On est dans la bonne direction. Il y a plein de mesures d’accompagnement, de formations, prises pour l’équité. Il faut maintenant éviter de tomber dans l’excès comme cela s’était produit aux États-Unis avec les gens de couleur. Il y a quelques années, toutes les grandes écoles devaient avoir des quotas de personnes issues de la diversité. Résultat, les recruteurs disaient ensuite « Il est diplômé de Harvard mais c’est un Harvard noir ». À cause de ces quotas, la considération d’un même diplôme était différente. Pour l’instant, il n’y a pas de quotas et toutes les femmes qui ont des postes à responsabilité ont largement mérité leur place.

LPA

Quels sont les principaux obstacles à la carrière des femmes ?

B. M.

Le regard des autres et celui qu’elles portent sur elles-mêmes. C’est sans doute le premier axe sur lequel il faut travailler car le plafond de verre commence quand une femme se dit : « Ça, ce n’est pas pour moi ». Il faut que tous intègrent qu’il n’y a rien qui ne soit pas, a priori, pour une femme. Ensuite, il y a le regard des autres. On doit pouvoir confier à une femme une fonction nécessitant de la fermeté, de la poigne, d’être malin, comme la conduction d’une restructuration lourde. Il y a encore des perceptions stéréotypées qui entravent cela. Souvent, on a de bonnes raisons, nous les hommes, de vouloir écarter les femmes en prétendant que c’est pour les protéger. On peut se dire, par exemple, « Je ne vais pas la mettre à ce poste-là car cela va la mettre en danger ». Ces protections paternalistes ne sont pas très saines.

LPA

Comment cela peut-il changer ?

B. M.

Plus on aura d’exemples, plus ce sera facile de ne plus avoir ces biais de perception. Il y a aujourd’hui des femmes peintres, PDG, politiques. Assez traditionnellement, on parle plus des réussites des hommes que de celles des femmes. Il y a aujourd’hui une volonté d’être plus équitable dans la promotion des victoires, qu’elles soient masculines ou féminines.

LPA

Vous dites qu’il faut également se soucier des hommes. Pourquoi ?

B. M.

Les biais sont des deux côtés. Un exemple frappant : pour le Superbowl américain, ce sont traditionnellement toujours des pom-pom girls qui assurent l’animation.
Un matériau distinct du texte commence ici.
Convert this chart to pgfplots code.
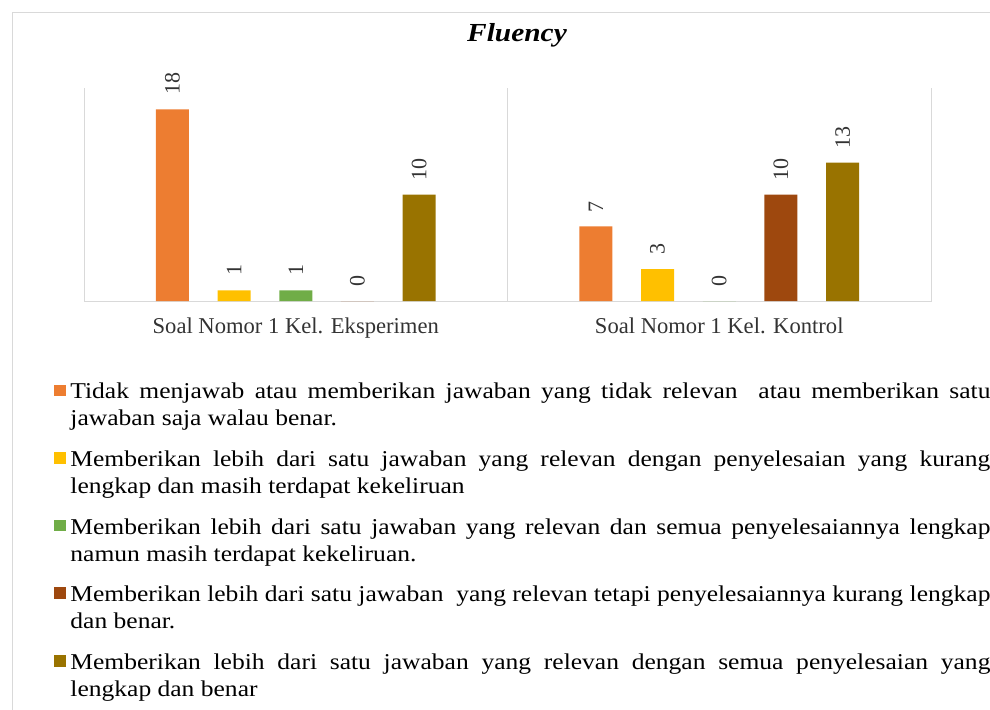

Cette année, pour la première fois, un homme faisait l’animation en tant que cheerleader. Il a été submergé d’insultes, de commentaires désobligeants, sexistes, humiliants. Il y a encore des secteurs qui sont vus comme réservés aux femmes, des métiers qui sont exclusivement féminins. Cela ne semble déranger personne qu’il y ait 80 % de femmes dans le secteur des ressources humaines, par exemple. Moi je pense que l’équité est bonne partout. Quand il y aura autant d’hommes et de femmes assistants, dans le secteur de la communication, de la mode, de la distribution, des RH, on aura aussi gagné.

LPA

Que pensez-vous du décret qui vient d’être publié, qui va obliger les entreprises à publier l’Index de l’égalité femmes-hommes ?

B. M.

Ce décret qui vient de passer, cet indicateur que la ministre du Travail vient de mettre en place, va dans le bon sens. Le principe de mesurer et de communiquer sur les salaires des hommes et des femmes est bon, car aucune entreprise n’aura jamais envie d’être la dernière de la classe ! Forcément, elles vont être poussées à travailler et à mettre en place les actions qu’il faut. Le fait de mettre un indicateur et de communiquer fera passer de la déclaration à la réalisation. On a besoin de pouvoir mesurer la réalité plutôt que de déclamer de bonnes intentions.

LPA

Et le fait qu’il n’y ait pas de sanctions prévues ?

B. M.

Je ne le savais pas ! Ça ne me pose pas de problème. Si on prend la loi sur le handicap, il y avait une sanction de prévue pour les entreprises qui n’atteignaient pas le seuil de 6 % de salariés handicapés. Soit vous investissiez dans le recrutement de personnes en situation de handicap, soit vous payiez cette sanction. Je ne crois pas que cela ait eu un effet accélérateur. Plein d’entreprises préfèrent payer plutôt que de faire des efforts qui ne correspondent pas à leur culture. Communiquer, c’est autre chose.

LPA

La parité peut-elle être un facteur de croissance pour les entreprises ?

B. M.

Je ne crois pas que la parité soit un but en soi. L’équité et la diversité sont en revanche assurément une richesse pour l’entreprise. C’est une évidence : plus l’entreprise va correspondre à la société à laquelle elle s’adresse, plus elle va être réactive et innovante, proche de ses clients. Elle va pouvoir capter les marchés car elle aura en son sein toutes les sensibilités pour adapter les produits aux évolutions de la société. La diversité, quelle qu’elle soit, est positive.